WORK TO DO: Report each line of the data that includes the word "chart".

-- Start of SOURCE RECORDS --

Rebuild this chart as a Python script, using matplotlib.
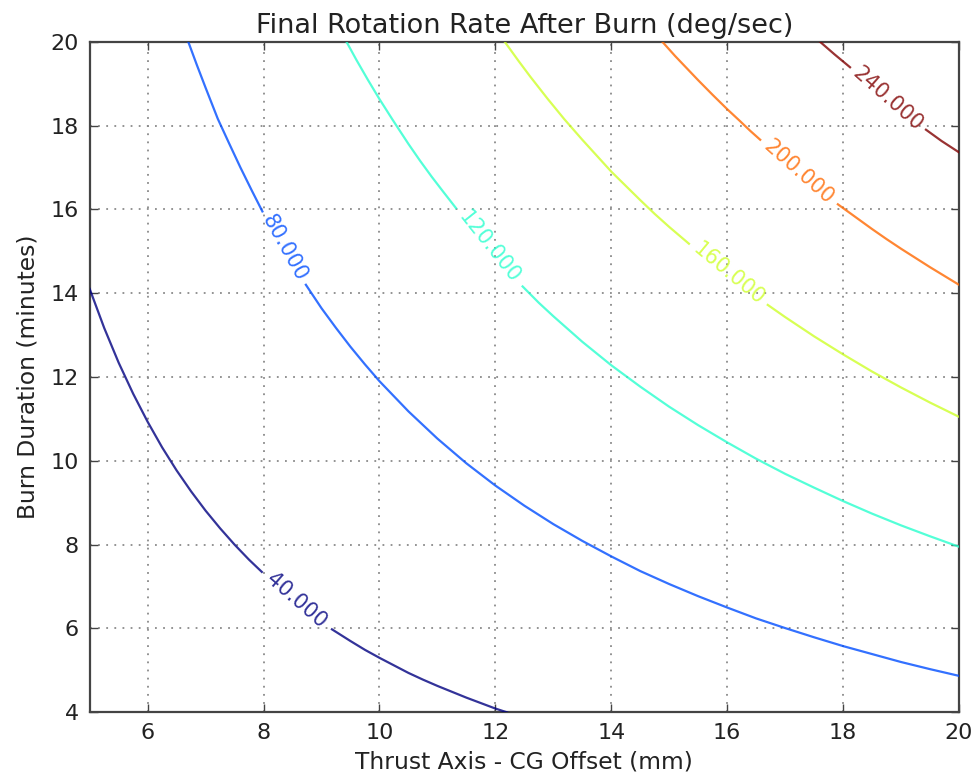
import numpy as np
import matplotlib
matplotlib.use("Agg")
from matplotlib import pyplot as plt

# contour levels (deg/sec) and the digitized contour lines
# each level is drawn as two pieces: before and after the inline label
levels = [40, 80, 120, 160, 200, 240]

c40_a_x = [5.0, 5.25, 5.5, 5.75, 6.0, 6.25, 6.5, 6.75, 7.0, 7.25, 7.5, 7.75, 7.97]
c40_a_y = [14.1, 13.17, 12.34, 11.60, 10.93, 10.32, 9.77, 9.27, 8.81, 8.39, 8.0, 7.64, 7.35]
c40_b_x = [9.18, 9.5, 9.75, 10.0, 10.25, 10.5, 10.75, 11.0, 11.25, 11.5, 11.75, 12.0, 12.2]
c40_b_y = [5.98, 5.70, 5.49, 5.30, 5.12, 4.94, 4.78, 4.63, 4.49, 4.35, 4.22, 4.09, 4.0]

c80_a_x = [6.70, 6.85, 7.0, 7.21, 7.4, 7.6, 7.8, 7.98]
c80_a_y = [20.0, 19.44, 18.9, 18.16, 17.59, 17.0, 16.44, 15.95]
c80_b_x = [8.73, 9.0, 9.25, 9.5, 9.75, 10.0, 10.5, 11.0, 11.5, 12.0, 12.5, 13.0, 13.5,
           14.0, 14.5, 15.0, 15.5, 16.0, 16.5, 17.0, 17.5, 18.0, 18.5, 19.0, 19.5, 20.0]
c80_b_y = [14.2, 13.64, 13.17, 12.72, 12.30, 11.9, 11.18, 10.53, 9.94, 9.41, 8.93, 8.49, 8.09,
           7.72, 7.37, 7.06, 6.77, 6.50, 6.24, 6.01, 5.79, 5.58, 5.39, 5.20, 5.03, 4.87]

c120_a_x = [9.43, 9.6, 9.8, 10.0, 10.23, 10.5, 10.7, 10.9, 11.1, 11.32]
c120_a_y = [20.0, 19.57, 19.09, 18.63, 18.13, 17.56, 17.16, 16.78, 16.42, 16.03]
c120_b_x = [12.47, 12.75, 13.0, 13.5, 14.0, 14.5, 15.0, 15.5, 16.0, 16.5, 17.0, 17.5,
            18.0, 18.5, 19.0, 19.5, 20.0]
c120_b_y = [14.16, 13.77, 13.45, 12.84, 12.28, 11.77, 11.29, 10.85, 10.44, 10.05, 9.69, 9.36,
            9.04, 8.74, 8.46, 8.20, 7.95]

c160_a_x = [12.16, 12.4, 12.6, 12.9, 13.19, 13.5, 13.75, 14.0, 14.25, 14.5, 14.75, 15.0, 15.34]
c160_a_y = [20.0, 19.54, 19.17, 18.64, 18.15, 17.66, 17.28, 16.9, 16.56, 16.22, 15.89, 15.58, 15.18]
c160_b_x = [16.7, 17.0, 17.5, 18.0, 18.5, 19.0, 19.5, 20.0]
c160_b_y = [13.72, 13.43, 12.97, 12.54, 12.13, 11.75, 11.39, 11.05]

c200_a_x = [14.88, 15.1, 15.3, 15.5, 15.75, 16.0, 16.21, 16.4, 16.57]
c200_a_y = [20.0, 19.66, 19.37, 19.08, 18.73, 18.39, 18.12, 17.87, 17.66]
c200_b_x = [17.91, 18.2, 18.5, 18.75, 19.0, 19.25, 19.5, 19.75, 20.0]
c200_b_y = [16.12, 15.83, 15.53, 15.29, 15.06, 14.84, 14.62, 14.41, 14.2]

c240_a_x = [17.60, 17.85, 18.12]
c240_a_y = [20.0, 19.7, 19.39]
c240_b_x = [19.43, 19.7, 20.0]
c240_b_y = [17.9, 17.63, 17.36]

segments = [
    ((c40_a_x, c40_a_y), (c40_b_x, c40_b_y)),
    ((c80_a_x, c80_a_y), (c80_b_x, c80_b_y)),
    ((c120_a_x, c120_a_y), (c120_b_x, c120_b_y)),
    ((c160_a_x, c160_a_y), (c160_b_x, c160_b_y)),
    ((c200_a_x, c200_a_y), (c200_b_x, c200_b_y)),
    ((c240_a_x, c240_a_y), (c240_b_x, c240_b_y)),
]

txt = '#222222'
fig = plt.figure(figsize=(9.73, 7.79), dpi=100)
ax = fig.add_axes([0.0922, 0.0856, 0.8934, 0.8609])

colors = plt.cm.jet(np.linspace(0, 1, len(levels)))

for lev, col, (seg_a, seg_b) in zip(levels, colors, segments):
    ax.plot(seg_a[0], seg_a[1], color=col, alpha=0.8, lw=1.6, zorder=3,
            solid_joinstyle='round')
    ax.plot(seg_b[0], seg_b[1], color=col, alpha=0.8, lw=1.6, zorder=3,
            solid_joinstyle='round')
    # label sits in the gap between the two pieces, rotated along the line
    x0, y0 = seg_a[0][-1], seg_a[1][-1]
    x1, y1 = seg_b[0][0], seg_b[1][0]
    p0 = ax.transData.transform((x0, y0))
    p1 = ax.transData.transform((x1, y1))
    ang = np.degrees(np.arctan2(p1[1] - p0[1], p1[0] - p0[0]))
    ax.text((x0 + x1) / 2, (y0 + y1) / 2, f"{lev:.3f}", color=col, alpha=0.8,
            fontsize=15, rotation=ang, rotation_mode='anchor',
            ha='center', va='center', zorder=4)

ax.set_xlim(5, 20)
ax.set_ylim(4, 20)
ax.set_xticks([6, 8, 10, 12, 14, 16, 18, 20])
ax.set_yticks([4, 6, 8, 10, 12, 14, 16, 18, 20])
ax.grid(True, color='#8a8a8a', linestyle=(0, (1, 3.5)), lw=1.3)
ax.tick_params(direction='in', top=True, right=True, length=6, width=1,
               labelsize=16, colors='#444444', labelcolor=txt, pad=8)
for sp in ax.spines.values():
    sp.set_color('#444444')
    sp.set_linewidth(1.6)

ax.set_title('Final Rotation Rate After Burn (deg/sec)', fontsize=19.5, color=txt, pad=6)
ax.set_xlabel('Thrust Axis - CG Offset (mm)', fontsize=16.8, color=txt, labelpad=5)
ax.set_ylabel('Burn Duration (minutes)', fontsize=16.8, color=txt, labelpad=8)

fig.savefig('out.png', dpi=100)
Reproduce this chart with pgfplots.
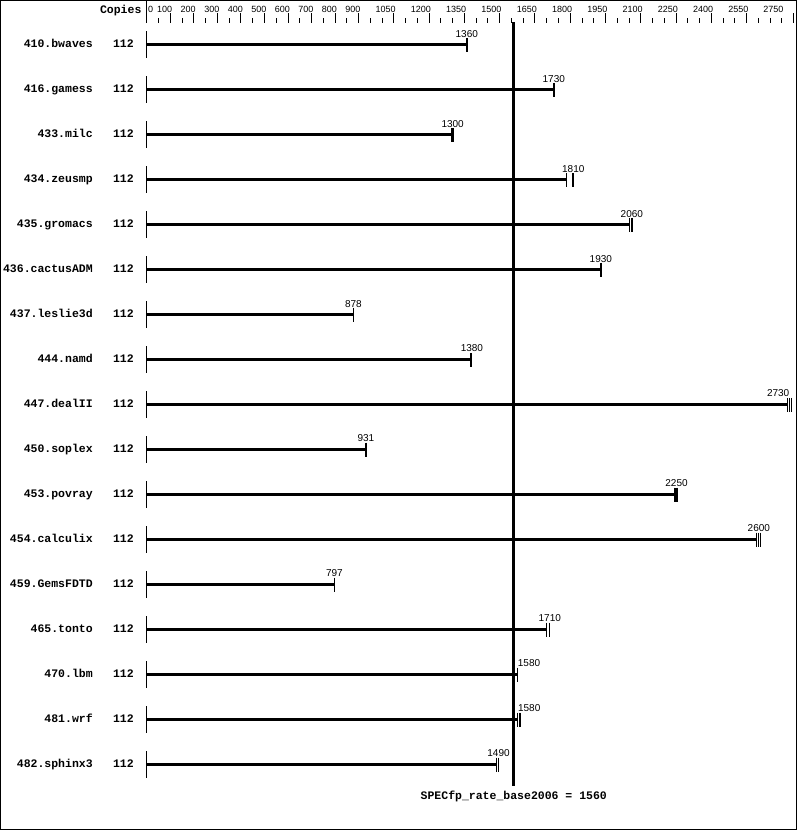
\documentclass[border=0pt]{standalone}
\usepackage{fontspec}
\setmainfont{Liberation Sans}
\setmonofont{Liberation Mono}
\usepackage{pgfplots}
\pgfplotsset{compat=1.18}
\usepackage{pgfplotstable}

% y = row position (px from top), lo = first run (bar end), med = median run
\pgfplotstableread{
y     lo    med   dx     lab   cp   name
44.5  1360  1360  0      1360  112  410.bwaves
89.5  1730  1730  0      1730  112  416.gamess
134.5 1300  1300  0      1300  112  433.milc
179.5 1786  1813  0      1810  112  434.zeusmp
224.5 2053  2062  0      2060  112  435.gromacs
269.5 1930  1930  0      1930  112  436.cactusADM
314.5 878   878   0      878   112  437.leslie3d
359.5 1374  1382  0      1380  112  444.namd
404.5 2725  2733  -11.5  2730  112  447.dealII
449.5 931   931   0      931   112  450.soplex
494.5 2244  2252  0      2250  112  453.povray
539.5 2594  2602  0      2600  112  454.calculix
584.5 797   797   0      797   112  459.GemsFDTD
629.5 1698  1713  0      1710  112  465.tonto
674.5 1575  1575  11.7   1580  112  470.lbm
719.5 1576  1583  10     1580  112  481.wrf
764.5 1487  1495  0      1490  112  482.sphinx3
}\spec

% individual runs drawn as heavy ticks
\pgfplotstableread{
x    y
1360 44.5
1730 89.5
1300 134.5
1813 179.5
2062 224.5
1930 269.5
931  449.5
2252 494.5
}\thickruns

% individual runs drawn as light ticks
\pgfplotstableread{
x    y
1786 179.5
2053 224.5
878  314.5
1374 359.5
1382 359.5
2725 404.5
2733 404.5
2742 404.5
2244 494.5
2594 539.5
2602 539.5
2610 539.5
797  584.5
1698 629.5
1713 629.5
1575 674.5
1576 719.5
1583 719.5
1590 719.5
1487 764.5
1495 764.5
}\thinruns

\newcommand{\lblfont}{\ttfamily\bfseries\fontsize{11.5}{12}\selectfont}

\begin{document}
\begin{tikzpicture}
\begin{axis}[
  scale only axis, width=649.5pt, height=808pt,
  xmin=0, xmax=2760, ymin=23, ymax=831, y dir=reverse,
  axis line style={draw=none},
  clip=false,
  xtick pos=right, xticklabel pos=right,
  tick align=outside,
  major tick length=10pt, minor tick length=5pt,
  tick style={black, line width=1pt},
  ytick=\empty,
  xtick={0,100,...,900,1050,1200,...,2550,2750},
  xticklabels={\rlap{0},100,200,300,400,500,600,700,800,900,1050,1200,1350,1500,1650,1800,1950,2100,2250,2400,2550,2750\kern12pt},
  minor xtick={50,100,...,2700},
  xticklabel style={font=\fontsize{9}{10}\selectfont, anchor=base east, inner sep=0pt, xshift=2pt, yshift=1pt},
]
% bars
\addplot[xcomb, black, line width=3pt, no marks] table[x=lo, y=y] {\spec};
% start ticks
\addplot[only marks, mark=|, mark size=13.5pt, mark options={line width=1pt, black}] table[x expr=0, y=y] {\spec};
% run ticks
\addplot[only marks, mark=|, mark size=7pt, mark options={line width=2.4pt, black}] table[x=x, y=y] {\thickruns};
\addplot[only marks, mark=|, mark size=7pt, mark options={line width=1pt, black}] table[x=x, y=y] {\thinruns};
% reference line
\addplot[black, line width=3pt] coordinates {(1560,22) (1560,786)};
% value labels
\addplot[draw=none, no marks, nodes near coords, point meta=explicit symbolic,
  visualization depends on={\thisrow{dx} \as \dx},
  nodes near coords style={anchor=base, inner sep=0pt, yshift=7.8pt, xshift=\dx pt, font=\fontsize{10}{11}\selectfont, black}]
  table[x=med, y=y, meta=lab] {\spec};
% benchmark names
\addplot[draw=none, no marks, nodes near coords, point meta=explicit symbolic,
  nodes near coords style={anchor=base east, inner sep=0pt, xshift=-54pt, yshift=-2.5pt, font=\lblfont, black}]
  table[x expr=0, y=y, meta=name] {\spec};
% copies
\addplot[draw=none, no marks, nodes near coords, point meta=explicit symbolic,
  nodes near coords style={anchor=base east, inner sep=0pt, xshift=-13pt, yshift=-2.5pt, font=\lblfont, black}]
  table[x expr=0, y=y, meta=cp] {\spec};

\draw[black, line width=1pt] (axis cs:0,0) -- (axis cs:0,23);
\node[anchor=base east, inner sep=0pt, font=\lblfont] at (axis cs:-22.5,13.5) {Copies};
\node[anchor=base, inner sep=0pt, font=\lblfont] at (axis cs:1560,799) {SPECfp\_rate\_base2006 = 1560};
\draw[black, line width=1pt] (axis cs:-622.5,0.5) rectangle (axis cs:2760,829.5);
\path (axis cs:-624.64,0) rectangle (axis cs:2770.6,831);
\end{axis}
\end{tikzpicture}
\end{document}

-- End of SOURCE RECORDS --

EXERCISE SOLUTION:
Rebuild this chart as a Python script, using matplotlib.
Reproduce this chart with pgfplots.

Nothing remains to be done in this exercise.